Высказываем ей свою глупость. Она спрашивает: «Не поразило ли Вас, когда Вы выходили из своей гостиницы, что либо на улице, дом, церковь?» Мама вспоминает, что обратила внимание, что напротив громадный черный дом покоем. Она сейчас же вспомнила, что это книжный магазин Карбасникова, и проводила нас до него. Смешно и глупо вышло у нас это блуждание, показало до чего мы бываем халатны. Вернулись благополучно домой и снова потекла моя жизнь скучно-мирно, разнообразясь часто перепиской с Настей и Верой. Святками приезжал опять один только Сережа, были мы с ним на званом купеческом вечере, то-то тошнотворно то было, барышни сидят рядком и ни слова, за то ужин был до того обильный и так много пили мужчины, но дамы ни-ни. Но вечером по очереди хозяйка каждую приглашает к себе в спальню, там был полный стол бутылок и закусок. Долго мы с Сережей вспоминали разные казусы этого вечера. В Январе вернулся Коля из солдат и мы с ним поехали к Маше на именины.

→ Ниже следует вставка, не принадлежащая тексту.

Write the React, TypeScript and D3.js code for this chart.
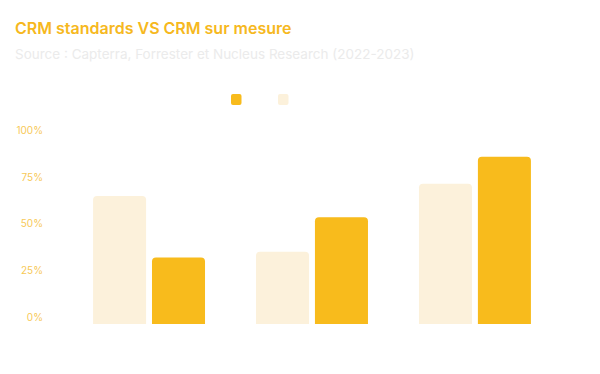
import React, { useEffect, useRef } from 'react';
import * as d3 from 'd3';

// Chart data
const categories = ['Critère 1', 'Critère 2', 'Critère 3'];
const seriesNames = ['CRM standards', 'CRM sur mesure'];
const standardValues = [0.65, 0.35, 0.715];
const customValues = [0.32, 0.535, 0.86];
const yTicks = [0, 0.25, 0.5, 0.75, 1];

const colors = ['#FCF1DB', '#F8BB1C'];

const App = () => {
  const ref = useRef<SVGSVGElement>(null);

  useEffect(() => {
    if (!ref.current) return;
    const svg = d3.select(ref.current);
    svg.selectAll('*').remove();

    // Title + subtitle
    svg.append('text')
      .attr('x', 15).attr('y', 34)
      .attr('font-family', 'Inter, sans-serif')
      .attr('font-size', 16).attr('font-weight', 600)
      .attr('fill', '#F6B820')
      .text('CRM standards VS CRM sur mesure');

    svg.append('text')
      .attr('x', 15).attr('y', 59)
      .attr('font-family', 'Inter, sans-serif')
      .attr('font-size', 13.5)
      .attr('fill', '#EBEBEB')
      .text('Source : Capterra, Forrester et Nucleus Research (2022-2023)');

    // Legend (squares only)
    const legendOrder = [1, 0];
    legendOrder.forEach((s, i) => {
      svg.append('rect')
        .attr('x', 231 + i * 47).attr('y', 94)
        .attr('width', 10.5).attr('height', 11)
        .attr('rx', 2)
        .attr('fill', colors[s]);
    });

    // Scales
    const y = d3.scaleLinear().domain([0, 1]).range([317, 130.7]);
    const x0 = d3.scaleBand<string>()
      .domain(categories)
      .range([67, 557])
      .paddingInner(0.313)
      .paddingOuter(0.16);
    const x1 = d3.scaleBand<string>()
      .domain(seriesNames)
      .range([0, x0.bandwidth()])
      .paddingInner(0.1);

    // Y tick labels
    svg.append('g')
      .selectAll('text')
      .data(yTicks)
      .join('text')
      .attr('x', 43)
      .attr('y', d => y(d))
      .attr('dy', '0.35em')
      .attr('text-anchor', 'end')
      .attr('font-family', 'Inter, sans-serif')
      .attr('font-size', 10)
      .attr('fill', '#F7C957')
      .text(d => d3.format('.0%')(d));

    // Bars with rounded top corners
    const base = y(0) + 7;
    const r = 4;
    const barPath = (bx: number, bw: number, top: number) =>
      `M${bx},${base}V${top + r}Q${bx},${top} ${bx + r},${top}H${bx + bw - r}Q${bx + bw},${top} ${bx + bw},${top + r}V${base}Z`;

    const data = categories.flatMap((c, i) => [
      { c, s: seriesNames[0], v: standardValues[i], color: colors[0] },
      { c, s: seriesNames[1], v: customValues[i], color: colors[1] },
    ]);

    svg.append('g')
      .selectAll('path')
      .data(data)
      .join('path')
      .attr('d', d => barPath((x0(d.c) ?? 0) + (x1(d.s) ?? 0), x1.bandwidth(), y(d.v)))
      .attr('fill', d => d.color);
  }, []);

  return (
    <svg ref={ref} width={600} height={374} style={{ position: 'absolute', left: 0, top: 0 }} />
  );
};

export default App;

В Марте умер дядя Андрей [Герасимович Райский], последние три года он все глупей и глупей делался, у него по всей вероятности был прогрессивный паралич. И чего только с ним не было в течение этих лет, раз сварил лицо в кружке чая, пришел из бани, ему тетя Анюта налила его громадную кружку и отнесла к нему в коморку, его уж не сажали за неряшество за общий стол. Старик попал как то лбом в кружку, дурно ли ему сделалось, заснул ли? Долго не несет он кружку, тетя посылает Сашу посмотреть, выпил ли он чай. Саша приходит и видит отца лежащим лицом на кружке, он поднимает его, лоб обварен, громадный пузырь.